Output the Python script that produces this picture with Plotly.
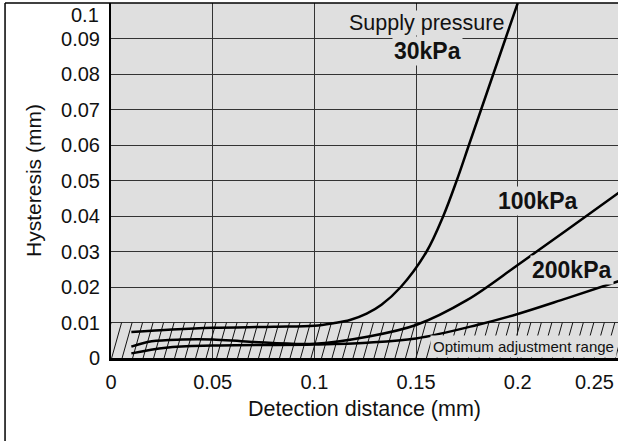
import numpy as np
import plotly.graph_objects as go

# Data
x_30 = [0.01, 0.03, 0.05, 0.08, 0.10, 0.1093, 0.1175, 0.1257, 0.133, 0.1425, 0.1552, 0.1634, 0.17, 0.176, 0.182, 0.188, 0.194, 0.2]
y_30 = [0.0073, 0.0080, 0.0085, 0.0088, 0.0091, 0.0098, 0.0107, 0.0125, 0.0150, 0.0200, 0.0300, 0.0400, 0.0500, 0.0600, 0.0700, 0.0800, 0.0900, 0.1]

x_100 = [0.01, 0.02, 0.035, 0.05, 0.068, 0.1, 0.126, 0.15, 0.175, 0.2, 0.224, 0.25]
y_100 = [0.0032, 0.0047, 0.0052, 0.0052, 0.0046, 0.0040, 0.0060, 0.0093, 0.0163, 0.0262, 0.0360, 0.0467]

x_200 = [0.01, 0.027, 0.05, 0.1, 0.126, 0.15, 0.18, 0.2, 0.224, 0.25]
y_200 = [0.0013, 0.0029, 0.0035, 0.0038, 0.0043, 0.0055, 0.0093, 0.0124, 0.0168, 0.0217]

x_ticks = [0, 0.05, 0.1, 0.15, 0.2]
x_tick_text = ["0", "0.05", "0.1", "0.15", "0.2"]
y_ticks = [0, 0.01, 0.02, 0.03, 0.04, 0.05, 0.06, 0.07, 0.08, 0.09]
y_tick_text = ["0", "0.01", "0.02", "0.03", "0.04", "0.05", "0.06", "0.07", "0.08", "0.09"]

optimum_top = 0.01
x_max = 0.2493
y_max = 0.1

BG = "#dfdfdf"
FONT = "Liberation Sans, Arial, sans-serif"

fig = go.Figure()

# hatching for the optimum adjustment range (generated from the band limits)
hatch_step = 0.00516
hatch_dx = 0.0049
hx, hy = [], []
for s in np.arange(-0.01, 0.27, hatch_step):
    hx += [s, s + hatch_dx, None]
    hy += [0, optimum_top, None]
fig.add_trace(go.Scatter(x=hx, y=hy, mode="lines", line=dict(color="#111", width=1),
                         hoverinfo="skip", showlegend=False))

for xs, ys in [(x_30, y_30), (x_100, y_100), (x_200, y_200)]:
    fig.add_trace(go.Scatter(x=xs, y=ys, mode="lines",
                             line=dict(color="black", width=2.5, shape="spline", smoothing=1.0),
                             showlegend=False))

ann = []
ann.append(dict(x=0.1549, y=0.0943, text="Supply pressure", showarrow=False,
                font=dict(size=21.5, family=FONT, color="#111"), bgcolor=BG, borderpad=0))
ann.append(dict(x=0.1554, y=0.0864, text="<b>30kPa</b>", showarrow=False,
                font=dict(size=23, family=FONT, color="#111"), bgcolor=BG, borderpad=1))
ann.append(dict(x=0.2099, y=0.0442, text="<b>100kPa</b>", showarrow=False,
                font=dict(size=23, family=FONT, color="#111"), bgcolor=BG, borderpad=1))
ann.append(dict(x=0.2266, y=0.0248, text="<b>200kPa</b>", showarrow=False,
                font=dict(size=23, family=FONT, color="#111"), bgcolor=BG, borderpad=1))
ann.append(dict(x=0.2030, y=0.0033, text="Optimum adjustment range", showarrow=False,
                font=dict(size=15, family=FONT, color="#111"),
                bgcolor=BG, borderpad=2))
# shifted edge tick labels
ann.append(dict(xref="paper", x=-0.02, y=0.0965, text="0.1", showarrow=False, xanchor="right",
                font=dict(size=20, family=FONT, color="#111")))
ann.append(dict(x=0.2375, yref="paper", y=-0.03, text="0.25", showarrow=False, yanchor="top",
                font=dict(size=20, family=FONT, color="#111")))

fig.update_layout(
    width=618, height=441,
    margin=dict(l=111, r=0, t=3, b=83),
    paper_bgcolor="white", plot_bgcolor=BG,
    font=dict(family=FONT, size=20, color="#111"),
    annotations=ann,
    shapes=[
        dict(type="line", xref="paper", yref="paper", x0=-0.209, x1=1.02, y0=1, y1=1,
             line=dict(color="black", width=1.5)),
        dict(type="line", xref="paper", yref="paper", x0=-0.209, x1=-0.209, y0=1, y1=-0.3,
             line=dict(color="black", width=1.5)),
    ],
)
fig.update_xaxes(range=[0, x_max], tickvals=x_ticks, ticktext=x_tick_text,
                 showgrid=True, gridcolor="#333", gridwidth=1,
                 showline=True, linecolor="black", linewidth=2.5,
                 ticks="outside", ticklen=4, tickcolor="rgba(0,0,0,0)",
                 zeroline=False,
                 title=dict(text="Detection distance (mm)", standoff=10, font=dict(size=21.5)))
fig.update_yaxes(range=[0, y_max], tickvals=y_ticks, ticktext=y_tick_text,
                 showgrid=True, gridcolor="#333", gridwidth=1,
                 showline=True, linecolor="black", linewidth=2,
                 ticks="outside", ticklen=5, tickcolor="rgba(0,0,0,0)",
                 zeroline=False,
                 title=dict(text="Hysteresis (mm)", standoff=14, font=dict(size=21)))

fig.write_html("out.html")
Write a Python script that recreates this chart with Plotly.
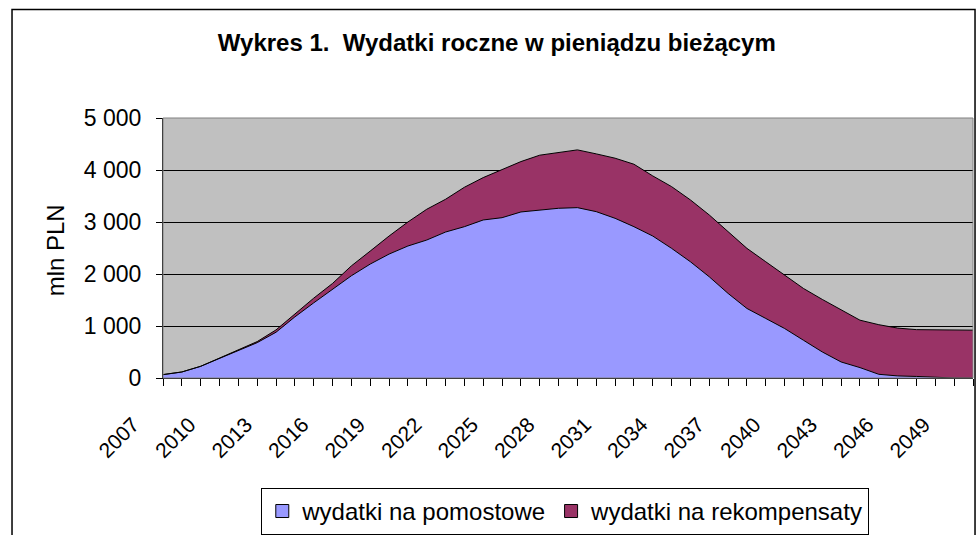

------------------------------

**What to do**
Up to and including the line containing "fig = go.Figure()", repeat every line from the start of the data, but none of the pictures.

**Answer to this problem**
Output the Python script that produces this picture with Plotly.
import numpy as np
import plotly.graph_objects as go

# Data
x_30 = [0.01, 0.03, 0.05, 0.08, 0.10, 0.1093, 0.1175, 0.1257, 0.133, 0.1425, 0.1552, 0.1634, 0.17, 0.176, 0.182, 0.188, 0.194, 0.2]
y_30 = [0.0073, 0.0080, 0.0085, 0.0088, 0.0091, 0.0098, 0.0107, 0.0125, 0.0150, 0.0200, 0.0300, 0.0400, 0.0500, 0.0600, 0.0700, 0.0800, 0.0900, 0.1]

x_100 = [0.01, 0.02, 0.035, 0.05, 0.068, 0.1, 0.126, 0.15, 0.175, 0.2, 0.224, 0.25]
y_100 = [0.0032, 0.0047, 0.0052, 0.0052, 0.0046, 0.0040, 0.0060, 0.0093, 0.0163, 0.0262, 0.0360, 0.0467]

x_200 = [0.01, 0.027, 0.05, 0.1, 0.126, 0.15, 0.18, 0.2, 0.224, 0.25]
y_200 = [0.0013, 0.0029, 0.0035, 0.0038, 0.0043, 0.0055, 0.0093, 0.0124, 0.0168, 0.0217]

x_ticks = [0, 0.05, 0.1, 0.15, 0.2]
x_tick_text = ["0", "0.05", "0.1", "0.15", "0.2"]
y_ticks = [0, 0.01, 0.02, 0.03, 0.04, 0.05, 0.06, 0.07, 0.08, 0.09]
y_tick_text = ["0", "0.01", "0.02", "0.03", "0.04", "0.05", "0.06", "0.07", "0.08", "0.09"]

optimum_top = 0.01
x_max = 0.2493
y_max = 0.1

BG = "#dfdfdf"
FONT = "Liberation Sans, Arial, sans-serif"

fig = go.Figure()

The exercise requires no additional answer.